**** Data supplied
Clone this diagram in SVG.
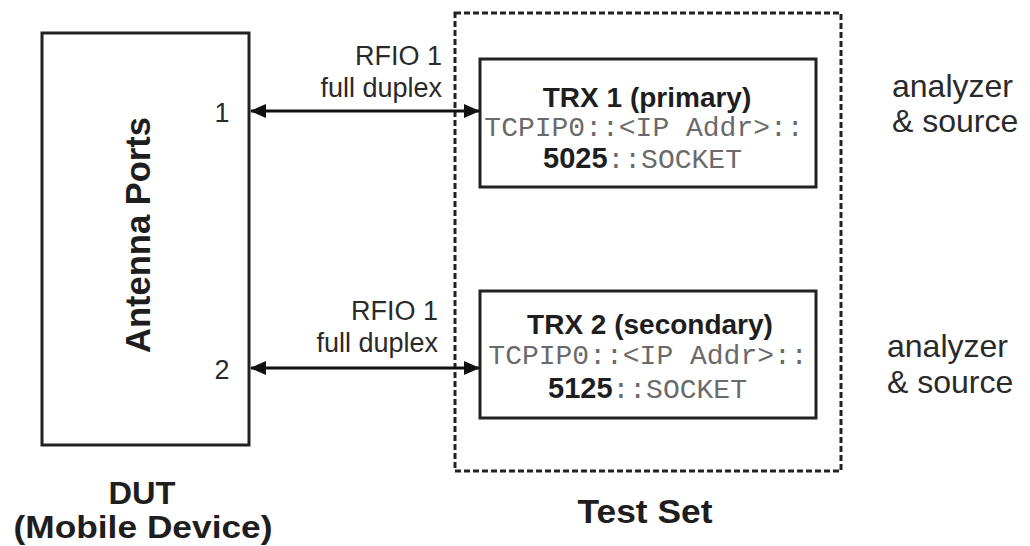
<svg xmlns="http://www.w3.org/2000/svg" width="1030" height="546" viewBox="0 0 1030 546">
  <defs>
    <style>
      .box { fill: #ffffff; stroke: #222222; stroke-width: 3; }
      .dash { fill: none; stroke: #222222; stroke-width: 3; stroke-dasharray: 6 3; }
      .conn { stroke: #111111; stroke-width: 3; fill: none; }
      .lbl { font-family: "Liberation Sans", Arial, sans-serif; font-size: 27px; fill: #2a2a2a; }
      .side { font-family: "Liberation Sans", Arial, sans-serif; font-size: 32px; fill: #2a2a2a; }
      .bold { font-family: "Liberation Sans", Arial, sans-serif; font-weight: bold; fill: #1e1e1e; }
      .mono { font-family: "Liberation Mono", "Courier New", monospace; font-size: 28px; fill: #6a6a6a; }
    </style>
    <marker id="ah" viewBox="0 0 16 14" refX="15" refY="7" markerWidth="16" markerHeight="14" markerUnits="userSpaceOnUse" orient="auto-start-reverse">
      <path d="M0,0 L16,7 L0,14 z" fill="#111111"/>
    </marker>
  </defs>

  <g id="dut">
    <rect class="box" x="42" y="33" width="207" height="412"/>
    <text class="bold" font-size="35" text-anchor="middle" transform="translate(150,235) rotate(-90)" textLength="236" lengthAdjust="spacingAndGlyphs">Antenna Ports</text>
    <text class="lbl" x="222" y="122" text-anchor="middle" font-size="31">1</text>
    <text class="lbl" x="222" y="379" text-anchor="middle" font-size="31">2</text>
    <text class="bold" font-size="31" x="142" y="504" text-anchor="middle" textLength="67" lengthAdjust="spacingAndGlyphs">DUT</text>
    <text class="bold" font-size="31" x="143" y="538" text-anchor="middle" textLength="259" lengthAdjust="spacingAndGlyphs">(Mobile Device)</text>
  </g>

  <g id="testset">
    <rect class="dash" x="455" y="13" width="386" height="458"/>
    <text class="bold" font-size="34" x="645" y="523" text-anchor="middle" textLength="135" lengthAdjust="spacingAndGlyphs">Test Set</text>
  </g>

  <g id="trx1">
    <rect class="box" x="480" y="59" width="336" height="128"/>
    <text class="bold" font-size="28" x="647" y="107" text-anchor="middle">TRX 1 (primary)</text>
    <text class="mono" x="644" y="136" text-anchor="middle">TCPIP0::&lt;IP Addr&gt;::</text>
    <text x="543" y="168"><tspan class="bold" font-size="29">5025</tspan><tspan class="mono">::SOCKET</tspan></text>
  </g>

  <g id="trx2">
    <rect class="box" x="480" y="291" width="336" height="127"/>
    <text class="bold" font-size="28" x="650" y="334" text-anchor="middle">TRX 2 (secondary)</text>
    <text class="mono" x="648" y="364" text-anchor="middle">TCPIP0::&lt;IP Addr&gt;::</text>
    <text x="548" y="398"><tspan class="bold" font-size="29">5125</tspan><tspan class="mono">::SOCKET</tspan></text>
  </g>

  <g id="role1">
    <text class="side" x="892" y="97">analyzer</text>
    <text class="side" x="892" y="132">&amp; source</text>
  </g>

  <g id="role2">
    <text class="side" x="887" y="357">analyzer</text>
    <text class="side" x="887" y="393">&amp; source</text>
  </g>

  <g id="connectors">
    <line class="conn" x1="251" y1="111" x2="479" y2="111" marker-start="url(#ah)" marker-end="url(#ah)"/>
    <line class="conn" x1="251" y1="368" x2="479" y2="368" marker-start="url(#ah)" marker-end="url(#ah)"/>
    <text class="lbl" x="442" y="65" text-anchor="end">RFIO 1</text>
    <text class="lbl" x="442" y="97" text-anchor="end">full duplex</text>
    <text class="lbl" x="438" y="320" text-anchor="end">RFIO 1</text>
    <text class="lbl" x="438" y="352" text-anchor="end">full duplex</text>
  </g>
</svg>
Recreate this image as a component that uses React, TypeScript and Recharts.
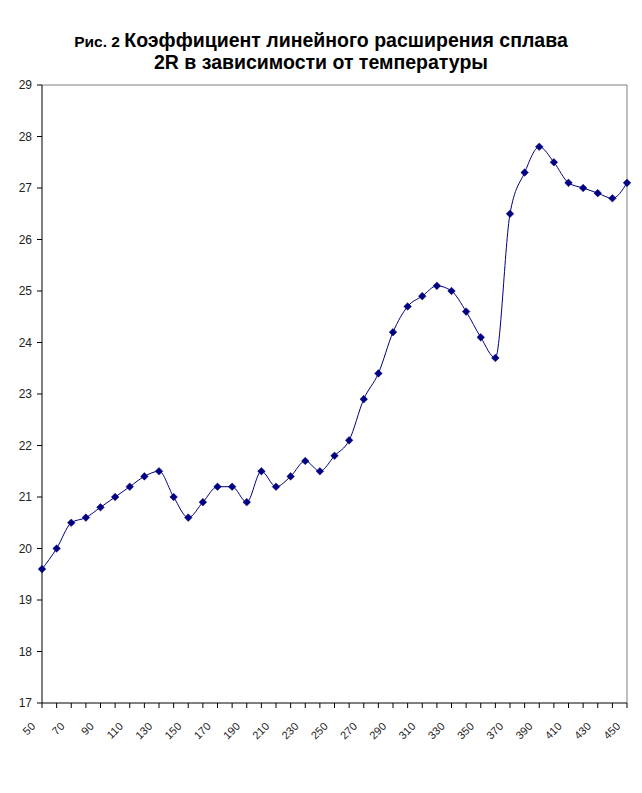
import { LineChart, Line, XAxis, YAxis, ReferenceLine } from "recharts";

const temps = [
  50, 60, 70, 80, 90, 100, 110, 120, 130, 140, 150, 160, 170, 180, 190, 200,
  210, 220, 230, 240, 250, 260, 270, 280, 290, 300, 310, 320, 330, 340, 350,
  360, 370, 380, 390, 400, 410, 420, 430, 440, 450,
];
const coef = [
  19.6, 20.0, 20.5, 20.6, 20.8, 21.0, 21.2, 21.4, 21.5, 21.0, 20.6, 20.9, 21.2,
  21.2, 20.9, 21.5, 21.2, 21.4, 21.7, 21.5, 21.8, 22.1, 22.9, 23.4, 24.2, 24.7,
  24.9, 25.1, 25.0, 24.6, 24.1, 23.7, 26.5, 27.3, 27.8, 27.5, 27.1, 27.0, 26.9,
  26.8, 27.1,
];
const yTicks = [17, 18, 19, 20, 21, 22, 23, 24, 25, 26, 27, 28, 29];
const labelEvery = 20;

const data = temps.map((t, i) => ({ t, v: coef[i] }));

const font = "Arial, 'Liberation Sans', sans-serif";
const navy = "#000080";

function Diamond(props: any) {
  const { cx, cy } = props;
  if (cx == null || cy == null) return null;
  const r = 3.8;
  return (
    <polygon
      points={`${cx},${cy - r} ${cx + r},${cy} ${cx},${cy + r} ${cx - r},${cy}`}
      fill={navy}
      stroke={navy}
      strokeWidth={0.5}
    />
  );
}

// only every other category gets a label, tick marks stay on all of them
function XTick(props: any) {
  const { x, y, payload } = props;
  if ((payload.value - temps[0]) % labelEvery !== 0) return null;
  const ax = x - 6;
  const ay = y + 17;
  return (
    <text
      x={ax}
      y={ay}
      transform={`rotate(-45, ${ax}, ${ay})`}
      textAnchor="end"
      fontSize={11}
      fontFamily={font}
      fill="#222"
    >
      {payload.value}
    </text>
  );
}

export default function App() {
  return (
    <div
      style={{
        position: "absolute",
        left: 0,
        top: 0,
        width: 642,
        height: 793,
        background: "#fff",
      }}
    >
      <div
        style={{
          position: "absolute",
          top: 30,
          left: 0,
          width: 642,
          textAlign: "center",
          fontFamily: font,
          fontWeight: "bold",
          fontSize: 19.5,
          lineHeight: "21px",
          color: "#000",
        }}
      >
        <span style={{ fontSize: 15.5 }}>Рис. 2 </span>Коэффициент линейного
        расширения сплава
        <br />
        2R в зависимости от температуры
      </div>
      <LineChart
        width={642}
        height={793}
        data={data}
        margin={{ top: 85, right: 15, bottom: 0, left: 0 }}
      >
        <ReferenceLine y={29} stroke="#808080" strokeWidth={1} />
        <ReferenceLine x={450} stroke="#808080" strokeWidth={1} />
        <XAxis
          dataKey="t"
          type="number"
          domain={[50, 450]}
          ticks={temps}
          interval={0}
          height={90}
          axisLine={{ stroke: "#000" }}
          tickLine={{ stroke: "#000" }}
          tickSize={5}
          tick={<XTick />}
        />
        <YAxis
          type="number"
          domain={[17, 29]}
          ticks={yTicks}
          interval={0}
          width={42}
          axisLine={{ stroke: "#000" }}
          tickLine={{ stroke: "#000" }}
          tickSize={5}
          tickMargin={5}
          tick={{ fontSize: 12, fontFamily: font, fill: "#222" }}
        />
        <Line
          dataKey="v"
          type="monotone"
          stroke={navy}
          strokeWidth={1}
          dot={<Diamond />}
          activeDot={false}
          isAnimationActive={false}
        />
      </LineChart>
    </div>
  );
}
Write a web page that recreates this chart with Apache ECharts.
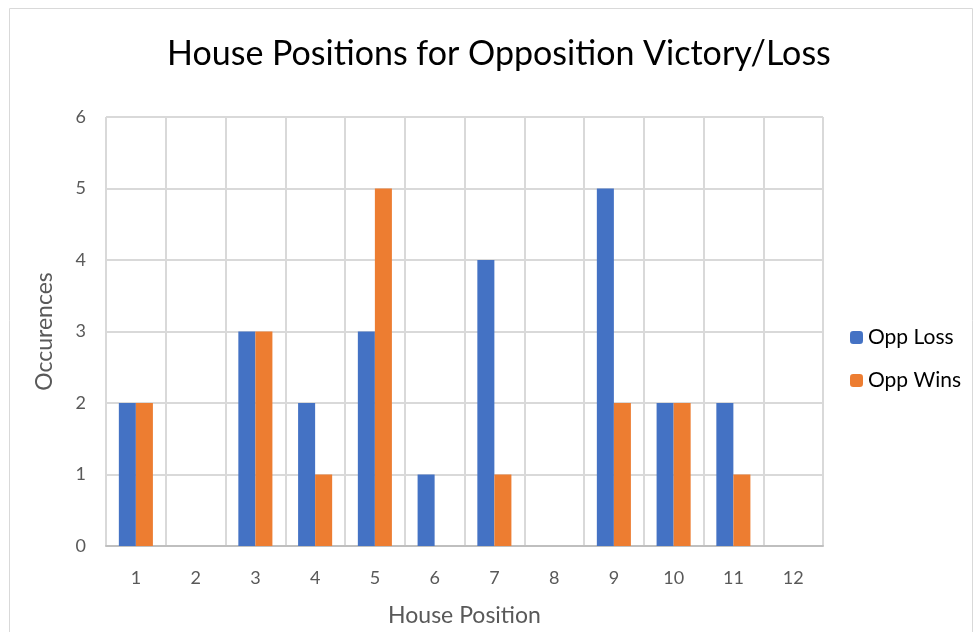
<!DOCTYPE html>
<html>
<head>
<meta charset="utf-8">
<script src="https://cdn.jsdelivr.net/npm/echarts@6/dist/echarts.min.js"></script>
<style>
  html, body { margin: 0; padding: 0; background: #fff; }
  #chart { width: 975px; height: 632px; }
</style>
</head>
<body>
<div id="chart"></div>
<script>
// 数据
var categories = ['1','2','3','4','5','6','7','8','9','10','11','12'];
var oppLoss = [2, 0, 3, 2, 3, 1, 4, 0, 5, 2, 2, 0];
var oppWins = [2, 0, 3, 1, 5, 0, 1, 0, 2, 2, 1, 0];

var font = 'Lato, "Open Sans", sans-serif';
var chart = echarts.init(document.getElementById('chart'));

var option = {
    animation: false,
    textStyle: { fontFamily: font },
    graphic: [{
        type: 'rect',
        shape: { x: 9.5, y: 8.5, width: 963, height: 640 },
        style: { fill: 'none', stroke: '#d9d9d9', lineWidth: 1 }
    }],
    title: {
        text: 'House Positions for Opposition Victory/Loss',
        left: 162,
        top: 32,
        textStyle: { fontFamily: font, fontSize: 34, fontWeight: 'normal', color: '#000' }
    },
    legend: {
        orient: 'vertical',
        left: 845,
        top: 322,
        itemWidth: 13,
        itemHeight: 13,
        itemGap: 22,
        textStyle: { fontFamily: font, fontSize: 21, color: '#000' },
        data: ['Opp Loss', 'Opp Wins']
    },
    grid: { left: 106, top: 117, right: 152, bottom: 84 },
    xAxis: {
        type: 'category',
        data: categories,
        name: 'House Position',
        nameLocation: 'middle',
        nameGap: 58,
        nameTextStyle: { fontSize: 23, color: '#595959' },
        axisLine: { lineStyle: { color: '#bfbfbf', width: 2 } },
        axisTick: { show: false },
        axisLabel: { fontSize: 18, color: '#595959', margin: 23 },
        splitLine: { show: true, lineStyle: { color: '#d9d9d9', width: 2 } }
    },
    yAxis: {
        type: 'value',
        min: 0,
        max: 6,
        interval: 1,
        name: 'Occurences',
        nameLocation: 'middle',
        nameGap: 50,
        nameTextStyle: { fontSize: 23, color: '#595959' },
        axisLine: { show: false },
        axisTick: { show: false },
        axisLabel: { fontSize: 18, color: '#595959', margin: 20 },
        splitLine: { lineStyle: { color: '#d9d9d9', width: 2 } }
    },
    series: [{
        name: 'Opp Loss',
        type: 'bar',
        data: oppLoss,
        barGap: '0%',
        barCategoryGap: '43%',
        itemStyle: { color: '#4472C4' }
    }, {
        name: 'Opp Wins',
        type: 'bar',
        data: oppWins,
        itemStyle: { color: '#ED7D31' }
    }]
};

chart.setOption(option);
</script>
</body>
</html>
********
Prompt:
Extract from the data every line where "that" shows up.

Exercise result:
Recreate this image as a component that uses React, TypeScript and Recharts.
Write a web page that recreates this chart with Apache ECharts.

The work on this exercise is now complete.